### WRITTEN EXERCISE
Reproduce the listing below exactly, beginning with its first line and ending with the line that holds "119.4, 120.3, 121.4, 121.6, 122.2, 123.7, 124.3, 125.3, 126.2]"; pictures are not part of the copy.

### DATA EXCERPT
-.-.-

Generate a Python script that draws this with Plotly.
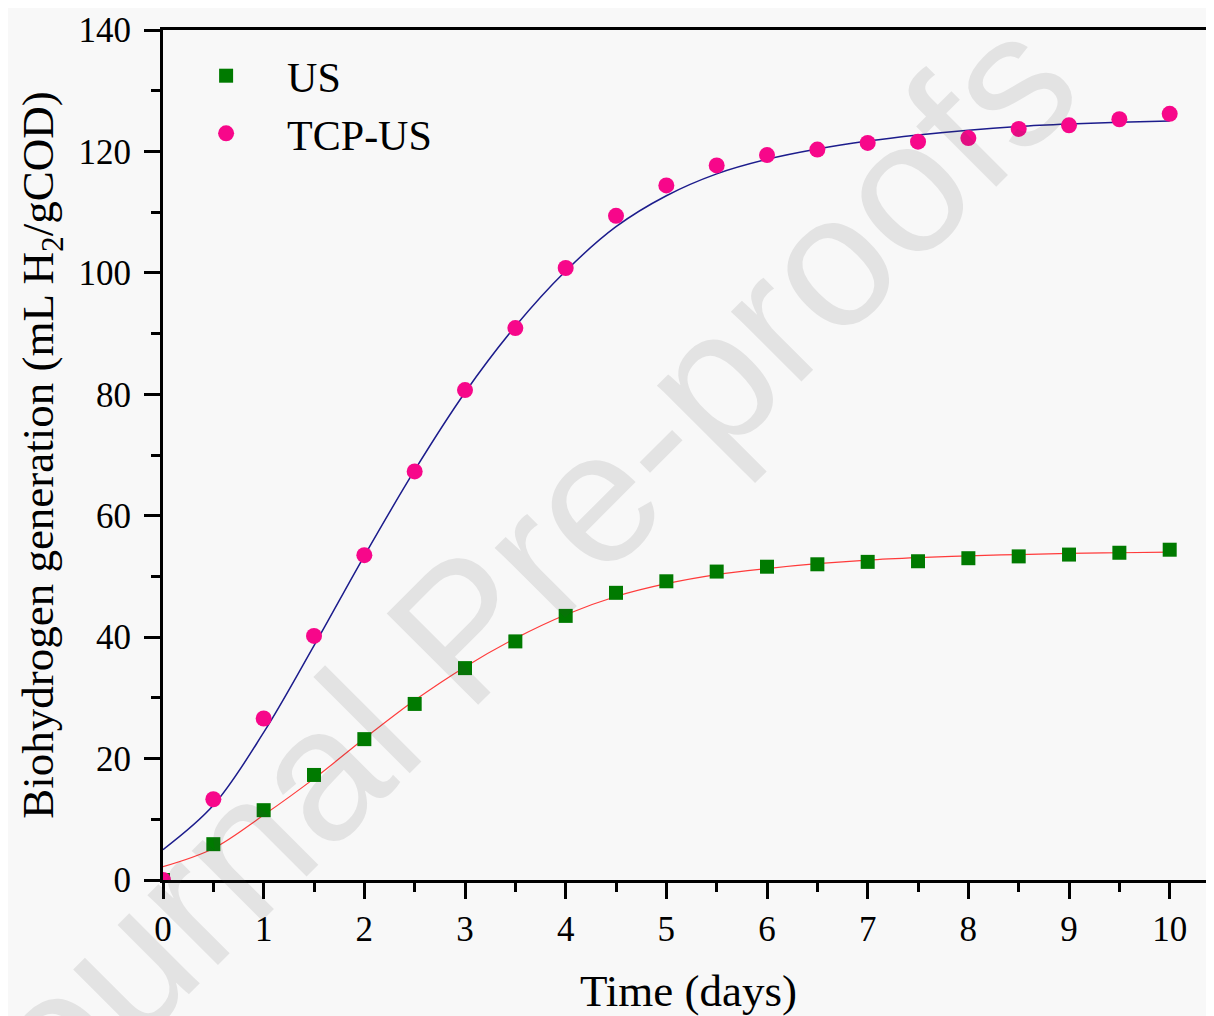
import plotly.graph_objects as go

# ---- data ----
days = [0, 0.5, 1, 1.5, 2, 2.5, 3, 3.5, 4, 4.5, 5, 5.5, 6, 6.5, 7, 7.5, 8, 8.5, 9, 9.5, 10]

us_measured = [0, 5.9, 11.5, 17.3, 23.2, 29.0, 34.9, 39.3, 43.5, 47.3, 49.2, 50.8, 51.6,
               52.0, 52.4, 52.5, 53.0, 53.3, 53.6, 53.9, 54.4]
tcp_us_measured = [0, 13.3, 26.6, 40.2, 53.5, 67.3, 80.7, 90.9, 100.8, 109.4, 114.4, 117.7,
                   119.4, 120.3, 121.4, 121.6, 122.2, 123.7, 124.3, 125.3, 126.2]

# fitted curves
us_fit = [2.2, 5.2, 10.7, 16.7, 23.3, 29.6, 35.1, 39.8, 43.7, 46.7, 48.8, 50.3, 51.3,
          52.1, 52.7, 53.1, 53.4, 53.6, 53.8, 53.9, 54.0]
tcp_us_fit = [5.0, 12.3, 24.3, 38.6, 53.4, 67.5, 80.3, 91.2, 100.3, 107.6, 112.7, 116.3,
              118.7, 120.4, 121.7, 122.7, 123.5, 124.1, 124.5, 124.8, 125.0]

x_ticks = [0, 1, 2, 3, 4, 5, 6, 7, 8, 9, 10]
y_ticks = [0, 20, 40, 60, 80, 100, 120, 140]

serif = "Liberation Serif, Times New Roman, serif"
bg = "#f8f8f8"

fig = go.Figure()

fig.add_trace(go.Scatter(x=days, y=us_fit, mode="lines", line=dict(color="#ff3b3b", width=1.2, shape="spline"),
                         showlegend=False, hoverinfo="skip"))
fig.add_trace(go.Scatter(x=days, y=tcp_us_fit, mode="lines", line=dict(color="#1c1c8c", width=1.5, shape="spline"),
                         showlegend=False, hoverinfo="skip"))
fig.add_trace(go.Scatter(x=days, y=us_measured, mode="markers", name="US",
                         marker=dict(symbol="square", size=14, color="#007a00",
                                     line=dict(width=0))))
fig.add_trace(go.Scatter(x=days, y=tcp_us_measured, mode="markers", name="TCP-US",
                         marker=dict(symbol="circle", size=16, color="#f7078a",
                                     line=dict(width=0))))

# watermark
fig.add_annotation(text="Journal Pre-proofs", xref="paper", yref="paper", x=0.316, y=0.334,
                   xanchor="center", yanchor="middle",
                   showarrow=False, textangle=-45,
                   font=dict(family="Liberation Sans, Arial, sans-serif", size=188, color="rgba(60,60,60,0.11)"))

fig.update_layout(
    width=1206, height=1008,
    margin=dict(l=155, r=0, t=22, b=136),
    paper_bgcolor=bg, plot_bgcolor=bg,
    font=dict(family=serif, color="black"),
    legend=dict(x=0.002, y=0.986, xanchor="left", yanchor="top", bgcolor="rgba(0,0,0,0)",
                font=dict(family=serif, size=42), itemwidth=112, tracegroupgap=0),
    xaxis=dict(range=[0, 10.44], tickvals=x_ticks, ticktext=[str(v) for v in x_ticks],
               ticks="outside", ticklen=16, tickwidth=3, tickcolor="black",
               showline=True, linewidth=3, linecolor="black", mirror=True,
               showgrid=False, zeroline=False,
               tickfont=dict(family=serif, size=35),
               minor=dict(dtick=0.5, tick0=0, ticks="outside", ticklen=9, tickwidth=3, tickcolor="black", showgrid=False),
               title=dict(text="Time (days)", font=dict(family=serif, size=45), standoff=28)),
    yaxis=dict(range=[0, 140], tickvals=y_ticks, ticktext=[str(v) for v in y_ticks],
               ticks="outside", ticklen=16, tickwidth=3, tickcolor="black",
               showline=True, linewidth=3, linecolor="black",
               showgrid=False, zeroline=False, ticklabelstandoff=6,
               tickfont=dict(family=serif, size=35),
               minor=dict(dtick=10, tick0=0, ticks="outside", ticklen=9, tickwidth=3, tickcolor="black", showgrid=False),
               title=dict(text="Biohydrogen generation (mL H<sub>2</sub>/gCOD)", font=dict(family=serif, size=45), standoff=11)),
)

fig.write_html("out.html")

-.-.-

### REPLY TO THE EXERCISE
Generate a Python script that draws this with Plotly.
import plotly.graph_objects as go

# ---- data ----
days = [0, 0.5, 1, 1.5, 2, 2.5, 3, 3.5, 4, 4.5, 5, 5.5, 6, 6.5, 7, 7.5, 8, 8.5, 9, 9.5, 10]

us_measured = [0, 5.9, 11.5, 17.3, 23.2, 29.0, 34.9, 39.3, 43.5, 47.3, 49.2, 50.8, 51.6,
               52.0, 52.4, 52.5, 53.0, 53.3, 53.6, 53.9, 54.4]
tcp_us_measured = [0, 13.3, 26.6, 40.2, 53.5, 67.3, 80.7, 90.9, 100.8, 109.4, 114.4, 117.7,
                   119.4, 120.3, 121.4, 121.6, 122.2, 123.7, 124.3, 125.3, 126.2]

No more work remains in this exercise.